Again Morgan Stanley agrees as it sees the economy's growth drivers shifting to domestic demand in the private sector, meaning there is less reliance on exports. At the same time, the broker acknowledges there is the potential for growth to slow if the correction in asset markets globally continues.
Also important for ongoing growth in the broker's view is the improved strength in the Japanese banking sector, which it argues provides a more stable base for the economy overall and particularly with the prospect of higher interest rates leading many to suggest the yen carry trade will be unwound.
The market is factoring in an increase in rates in coming months, with current economic data tending to support such a view. As DBS points out, the last few months have shown the inflationary outlook is positive and while increases in the CPI are likely to be modest it does imply negative real rates given the current zero interest rate policy.
As such a situation can impact on investment and savings decisions and inflationary expectations the BOJ is unlikely to allow such a situation to persist longer-term.
In DBS's view the BOJ is about half-way through its process of removing excess liquidity from the banking system, so no increase in rates is likely prior to this being completed. It has brought forward its timing for an increase to August from September, though it suggests any increase will be modest given the uncertain political environment in coming months thanks to the upcoming retirement of Prime Minister Koizumi.
Morgan Stanley has a similar timetable, tipping an initial increase in rates for the September quarter based on its expectation of core inflation of 0.5% year-on-year in the June quarter and an average of 0.4% for the year. It does suggest any move in rates will follow a measured approach, the broker favouring increases of 0.25% every six months rather than every quarter as the market is currently expecting. Also supporting such a timetable for a rate change is the fact the next survey of business confidence, known as the Tankan, is due in early July, giving the BOJ time to assess additional data before it meets.
The broker's analyst Robert Feldman suggests the move to change rates is a judgement call based on the outlook for unit labour costs (ULC).
In Feldman's view wages are subject to upward pressure from the tighter labour market and downward pressure from post-retirement hiring of less skilled workers, while productivity faces upside risk from further restructuring, globalisation and technology and downside from the exhaustion of excess capacity
While Feldman is more optimistic on the outlook for both than is the BOJ, he suggests there is the potential for damage to be done to the economy if the bank gets its judgement wrong and continues to lift rates even if there is no sign of sustainable increase in ULCs.

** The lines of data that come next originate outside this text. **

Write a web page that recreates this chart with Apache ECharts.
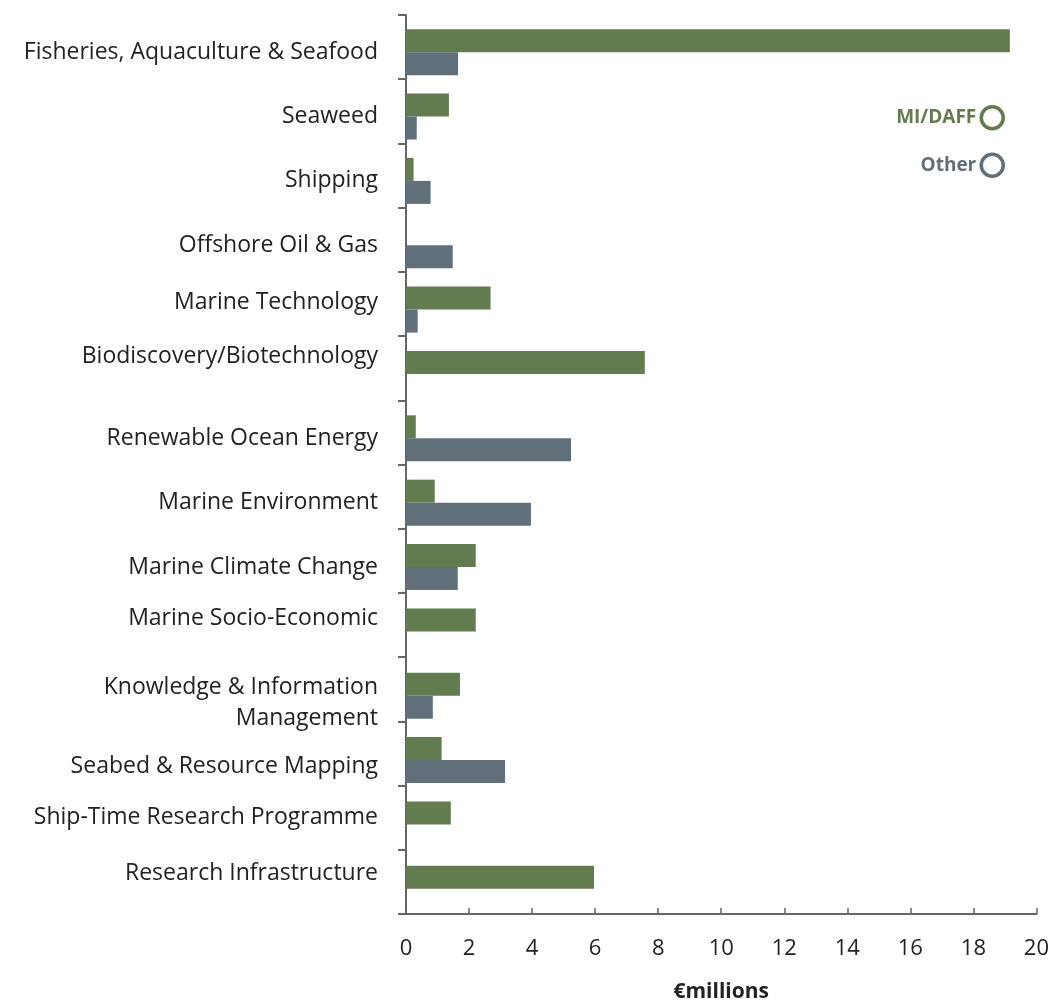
<!DOCTYPE html>
<html><head><meta charset="utf-8">
<script src="https://cdn.jsdelivr.net/npm/echarts@6/dist/echarts.min.js"></script>
<style>html,body{margin:0;padding:0;background:#fff}#c{width:1052px;height:1008px}</style>
</head><body><div id="c"></div>
<script>
const categories = ["Fisheries, Aquaculture & Seafood","Seaweed","Shipping","Offshore Oil & Gas","Marine Technology","Biodiscovery/Biotechnology","Renewable Ocean Energy","Marine Environment","Marine Climate Change","Marine Socio-Economic","Knowledge & Information\nManagement","Seabed & Resource Mapping","Ship-Time Research Programme","Research Infrastructure"];
const miDaff = [19.14,1.36,0.24,0,2.68,7.57,0.31,0.91,2.21,2.21,1.71,1.13,1.42,5.96];
const other = [1.65,0.34,0.78,1.48,0.37,0,5.23,3.96,1.64,0,0.85,3.14,0,0];
const xTicks = [0,2,4,6,8,10,12,14,16,18,20];
const GREEN = '#627c4f', GRAY = '#606f7a';
const FONT = '"Open Sans", "Noto Sans", sans-serif';
// vertical nudges (px, negative = up) for individual category labels
const labelNudge = {4:-7,5:-18,9:-13,10:7,11:6,12:-7,13:-15};
const rich = {};
Object.keys(labelNudge).forEach(k=>{
  const d = labelNudge[k];
  rich['n'+k] = {fontFamily:FONT,fontSize:23,color:'#222',lineHeight:31,align:'right',
    padding: d<0 ? [0,0,-2*d,0] : [2*d,0,0,0]};
});
const chart = echarts.init(document.getElementById('c'), null, {renderer:'canvas'});
chart.setOption({
  animation:false,
  grid:[
    {left:406,right:15,top:15,bottom:92,containLabel:false},
    {left:406,right:15,top:20,bottom:87,containLabel:false}
  ],
  legend:{
    orient:'vertical', right:42, top:100, align:'right', itemGap:22,
    itemWidth:22, itemHeight:22, icon:'circle',
    textStyle:{fontFamily:FONT,fontSize:19,fontWeight:'bold'},
    data:[
      {name:'MI/DAFF',itemStyle:{color:'#fff',borderColor:GREEN,borderWidth:3.5},textStyle:{color:GREEN}},
      {name:'Other',itemStyle:{color:'#fff',borderColor:GRAY,borderWidth:3.5},textStyle:{color:GRAY}}
    ]
  },
  xAxis:[{
    gridIndex:0, type:'value', min:xTicks[0], max:xTicks[xTicks.length-1], interval:2,
    name:'€millions', nameLocation:'middle', nameGap:68,
    nameTextStyle:{fontFamily:FONT,fontSize:21,fontWeight:'bold',color:'#222'},
    axisLine:{show:true,lineStyle:{color:'#666',width:2}},
    axisTick:{show:true,inside:true,length:6,lineStyle:{color:'#666',width:1.5}},
    axisLabel:{fontFamily:FONT,fontSize:22,color:'#222',margin:24},
    splitLine:{show:false}
  },{
    gridIndex:1, type:'value', min:xTicks[0], max:xTicks[xTicks.length-1], interval:2, show:false
  }],
  yAxis:[{
    gridIndex:0, type:'category', inverse:true, data:categories,
    axisLine:{show:true,lineStyle:{color:'#666',width:2}},
    axisTick:{show:true,length:8,lineStyle:{color:'#666',width:2}},
    axisLabel:{show:false}
  },{
    gridIndex:1, type:'category', inverse:true, data:categories,
    axisLine:{show:false}, axisTick:{show:false},
    axisLabel:{fontFamily:FONT,fontSize:23,color:'#222',margin:28,align:'right',lineHeight:31,rich:rich,
      formatter:(v,i)=> labelNudge[i]!==undefined ? v.split('\n').map(s=>'{n'+i+'|'+s+'}').join('\n') : v}
  }],
  series:[
    {name:'MI/DAFF',type:'bar',xAxisIndex:1,yAxisIndex:1,data:miDaff,barWidth:23,barGap:'0%',itemStyle:{color:GREEN}},
    {name:'Other',type:'bar',xAxisIndex:1,yAxisIndex:1,data:other,barWidth:23,barGap:'0%',itemStyle:{color:GRAY}}
  ]
});
</script></body></html>
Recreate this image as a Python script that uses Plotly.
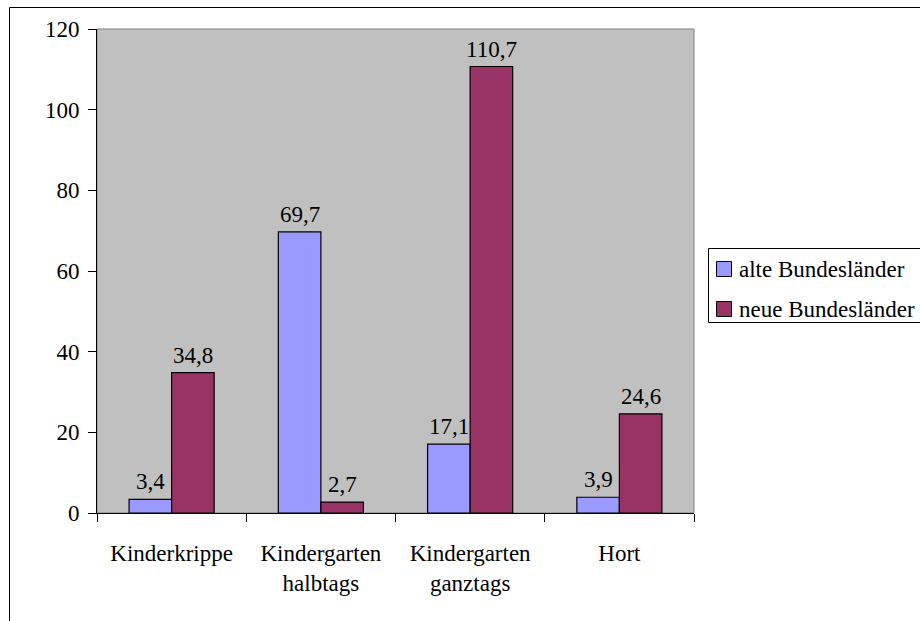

Looking forward, Credit Suisse suggests fiscal restructuring remains a key to the health of the economy, particularly given the large debt position and the upcoming increase in social security costs as baby boomers retire in coming years.
The broker suggests therefore the government will shift to a focus on inflation, which in the broker's view can be addressed through either an increase in the consumption tax or via monetary reflation, with an inflation target of about 3%.
Achieving such a target suggests much work needs to be done to ensure ongoing growth in the economy, as Morgan Stanley is forecasting CPI of 0.4% this year and 0.2% next year, the fall in part reflecting the likelihood of a stronger yen offsetting the impact of higher oil and primary product prices. As a result, the broker has delayed its expectation of a positive reading on the GDP deflator until the June quarter next year, having previously expected such an outcome by the December quarter this year.
The combination of higher inflation and higher interest rates has seen the yen strengthen significantly in the last few months, with further gains considered likely given Japan appears to be commencing a policy of higher rates at the same time as interest rate increases in the US appear to be coming to a close.
The strengthening yen has caused some alarm in terms of corporate earnings, as most companies have based their results for the year on an exchange rate of about 110 yen to the US dollar. The broker is somewhat less concerned provided the rate of any further appreciation is not too fast, as it suggests overall the economy is better placed to withstand such external shocks than has been the case in recent years.
The bottom line is the Japanese economy should continue to grow and this will be good for global growth, but with growth unlikely to be sustainable at rates much above 2% it is more a case of steady as she goes rather than having to strap yourself in for a wild ride.